Ma nella struttura l'Eneide segue pedissequamente l'Odissea, copiandone il titolo 1), la prefazione ed entrando subito in medias res. Il numero dei libri vi è ridotto alla metà: da 24 a 12; e alla metà quello dei libri nei quali l'eroe racconta le proprie avventure: da 4 a 2. Entrambi i poemi comprendono due parti uguali e tra loro distinte: di 12 libri ciascuna l'Odissea, di 6 l'Eneide. Nei primi dodici dell'Odissea si descrivono le avventure della peregrinazione di Ulisse, come nei primi sei dell'Eneide le avventure d'Enea per mare e per terra.

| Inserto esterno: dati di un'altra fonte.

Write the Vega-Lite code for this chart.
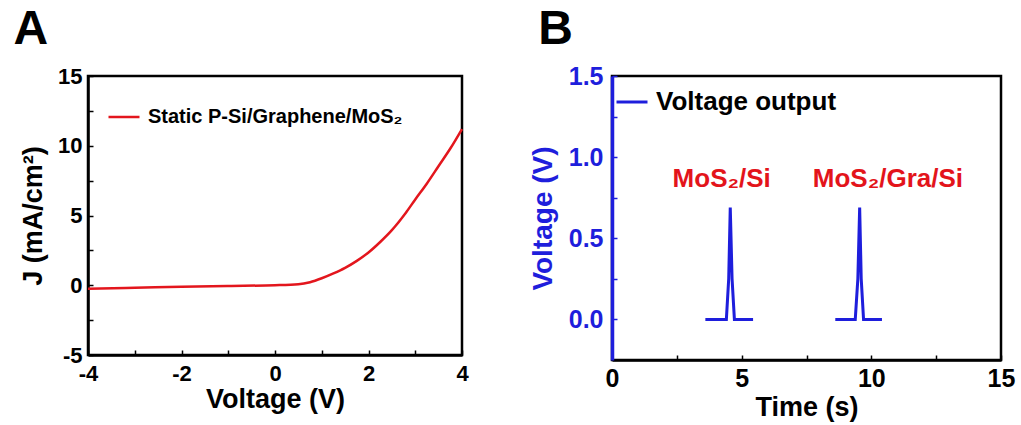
{
  "$schema": "https://vega.github.io/schema/vega-lite/v6.json",
  "padding": {"left": 12, "top": 4, "right": 5, "bottom": 2},
  "background": "white",
  "spacing": 57,
  "resolve": {"scale": {"color": "independent"}, "legend": {"color": "independent"}},
  "config": {
    "font": "Liberation Sans",
    "view": {"stroke": "black", "strokeWidth": 2.5},
    "axis": {
      "grid": false,
      "labelFont": "Liberation Sans", "labelFontWeight": "bold", "labelFontSize": 22, "labelColor": "black",
      "titleFont": "Liberation Sans", "titleFontWeight": "bold", "titleFontSize": 27, "titleColor": "black",
      "domainColor": "black", "domainWidth": 2.5, "tickColor": "black", "tickWidth": 1.5, "tickSize": -5,
      "labelFlush": false, "labelOverlap": false
    },
    "legend": {
      "labelFont": "Liberation Sans", "labelFontWeight": "bold", "labelColor": "black", "labelLimit": 0,
      "symbolType": "stroke", "symbolSize": 961, "symbolStrokeWidth": 2.5, "labelOffset": 7, "padding": 0
    },
    "title": {"font": "Liberation Sans", "fontSize": 48, "fontWeight": "bold", "anchor": "start", "color": "black"}
  },
  "hconcat": [
    {
      "title": {"text": "A", "dx": -6, "offset": 11},
      "width": 374,
      "height": 279,
      "data": {"values": [
        {"voltage": -4, "J": -0.25, "series": "Static P-Si/Graphene/MoS₂"},
        {"voltage": -3, "J": -0.18, "series": "Static P-Si/Graphene/MoS₂"},
        {"voltage": -2, "J": -0.1, "series": "Static P-Si/Graphene/MoS₂"},
        {"voltage": -1, "J": -0.05, "series": "Static P-Si/Graphene/MoS₂"},
        {"voltage": 0, "J": 0.0, "series": "Static P-Si/Graphene/MoS₂"},
        {"voltage": 0.5, "J": 0.07, "series": "Static P-Si/Graphene/MoS₂"},
        {"voltage": 0.75, "J": 0.22, "series": "Static P-Si/Graphene/MoS₂"},
        {"voltage": 1.0, "J": 0.5, "series": "Static P-Si/Graphene/MoS₂"},
        {"voltage": 1.25, "J": 0.85, "series": "Static P-Si/Graphene/MoS₂"},
        {"voltage": 1.5, "J": 1.25, "series": "Static P-Si/Graphene/MoS₂"},
        {"voltage": 1.75, "J": 1.75, "series": "Static P-Si/Graphene/MoS₂"},
        {"voltage": 2.0, "J": 2.35, "series": "Static P-Si/Graphene/MoS₂"},
        {"voltage": 2.25, "J": 3.1, "series": "Static P-Si/Graphene/MoS₂"},
        {"voltage": 2.5, "J": 3.95, "series": "Static P-Si/Graphene/MoS₂"},
        {"voltage": 2.8, "J": 5.2, "series": "Static P-Si/Graphene/MoS₂"},
        {"voltage": 3.0, "J": 6.15, "series": "Static P-Si/Graphene/MoS₂"},
        {"voltage": 3.25, "J": 7.3, "series": "Static P-Si/Graphene/MoS₂"},
        {"voltage": 3.5, "J": 8.55, "series": "Static P-Si/Graphene/MoS₂"},
        {"voltage": 3.75, "J": 9.8, "series": "Static P-Si/Graphene/MoS₂"},
        {"voltage": 4.0, "J": 11.2, "series": "Static P-Si/Graphene/MoS₂"}
      ]},
      "mark": {"type": "line", "strokeWidth": 2.5, "interpolate": "monotone"},
      "encoding": {
        "x": {
          "field": "voltage", "type": "quantitative",
          "scale": {"domain": [-4, 4], "nice": false, "zero": false},
          "axis": {
            "title": "Voltage (V)",
            "values": [-4, -3, -2, -1, 0, 1, 2, 3, 4],
            "labelExpr": "datum.value % 2 === 0 ? '' + datum.value : ''",
            "labelPadding": 13, "titlePadding": 2
          }
        },
        "y": {
          "field": "J", "type": "quantitative",
          "scale": {"domain": [-5, 15], "nice": false, "zero": false},
          "axis": {
            "title": "J (mA/cm²)",
            "values": [-5, -2.5, 0, 2.5, 5, 7.5, 10, 12.5, 15],
            "labelExpr": "datum.value % 5 === 0 ? '' + datum.value : ''",
            "labelPadding": 11, "titlePadding": 10
          }
        },
        "color": {
          "field": "series", "type": "nominal",
          "scale": {"range": ["#e3161d"]},
          "legend": {"title": null, "orient": "none", "legendX": 19, "legendY": 24, "labelFontSize": 20}
        }
      }
    },
    {
      "title": {"text": "B", "dx": 9, "offset": 10},
      "width": 389,
      "height": 284,
      "layer": [
        {
          "data": {"values": [
            {"time": 3.6, "voltage": 0, "pulse": 1, "series": "Voltage output"},
            {"time": 4.41, "voltage": 0, "pulse": 1, "series": "Voltage output"},
            {"time": 4.5, "voltage": 0.25, "pulse": 1, "series": "Voltage output"},
            {"time": 4.56, "voltage": 0.69, "pulse": 1, "series": "Voltage output"},
            {"time": 4.63, "voltage": 0.25, "pulse": 1, "series": "Voltage output"},
            {"time": 4.72, "voltage": 0, "pulse": 1, "series": "Voltage output"},
            {"time": 5.44, "voltage": 0, "pulse": 1, "series": "Voltage output"},
            {"time": 8.61, "voltage": 0, "pulse": 2, "series": "Voltage output"},
            {"time": 9.38, "voltage": 0, "pulse": 2, "series": "Voltage output"},
            {"time": 9.48, "voltage": 0.25, "pulse": 2, "series": "Voltage output"},
            {"time": 9.55, "voltage": 0.69, "pulse": 2, "series": "Voltage output"},
            {"time": 9.61, "voltage": 0.25, "pulse": 2, "series": "Voltage output"},
            {"time": 9.7, "voltage": 0, "pulse": 2, "series": "Voltage output"},
            {"time": 10.41, "voltage": 0, "pulse": 2, "series": "Voltage output"}
          ]},
          "mark": {"type": "line", "strokeWidth": 3},
          "encoding": {
            "x": {
              "field": "time", "type": "quantitative",
              "scale": {"domain": [0, 15], "nice": false},
              "axis": {
                "title": "Time (s)",
                "values": [0, 2.5, 5, 7.5, 10, 12.5, 15],
                "labelExpr": "datum.value % 5 === 0 ? '' + datum.value : ''",
                "labelPadding": 11, "titlePadding": 3, "titleFontSize": 27, "labelFontSize": 25
              }
            },
            "y": {
              "field": "voltage", "type": "quantitative",
              "scale": {"domain": [-0.25, 1.5], "nice": false, "zero": false},
              "axis": {
                "title": "Voltage (V)",
                "values": [0, 0.25, 0.5, 0.75, 1, 1.25, 1.5],
                "labelExpr": "datum.value * 2 === round(datum.value * 2) ? format(datum.value, '.1f') : ''",
                "labelPadding": 14, "titlePadding": 11, "titleFontSize": 28, "labelFontSize": 25,
                "domainColor": "#1e1edc", "domainWidth": 3.5, "tickColor": "#1e1edc",
                "labelColor": "#1e1edc", "titleColor": "#1e1edc"
              }
            },
            "detail": {"field": "pulse", "type": "nominal"},
            "color": {
              "field": "series", "type": "nominal",
              "scale": {"range": ["#1e1edc"]},
              "legend": {"title": null, "orient": "none", "legendX": 3, "legendY": 9, "labelFontSize": 26, "symbolStrokeWidth": 3}
            }
          }
        },
        {
          "data": {"values": [
            {"label": "MoS₂/Si", "time": 4.23, "voltage": 0.815},
            {"label": "MoS₂/Gra/Si", "time": 10.64, "voltage": 0.815}
          ]},
          "mark": {"type": "text", "fontSize": 26, "fontWeight": "bold", "font": "Liberation Sans", "color": "#e3141b", "align": "center", "baseline": "alphabetic"},
          "encoding": {
            "x": {"field": "time", "type": "quantitative"},
            "y": {"field": "voltage", "type": "quantitative"},
            "text": {"field": "label", "type": "nominal"}
          }
        }
      ]
    }
  ]
}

Negli ultimi dodici dell' Odissea si narra la lotta di Ulisse coi Proci, negli ultimi sei dell'Eneide le guerre di Enea coi popoli del Lazio. Tutt'e due i poeti nel principio della seconda parte chiudono con pochi versi la narrazione della prima; infatti l'arrivo di Ulisse in Itaca è cantato nel principio del XIII (1-125) dell'Odissea, l'arrivo di Enea in Italia nel principio del VII (1-36) dell'Eneide. Perfino cronologicamente l'un poema si collega con l'altro, poichè Enea approda nel paese dei Ciclopi quando Ulisse vi era passato da soli tre mesi (Aen. III 645) e raccoglie uno dei compagni di lui, Achemenide, rimasto colà abbandonato.

(1) Aeneis dal nome del protagonista, come 'Odúσσia.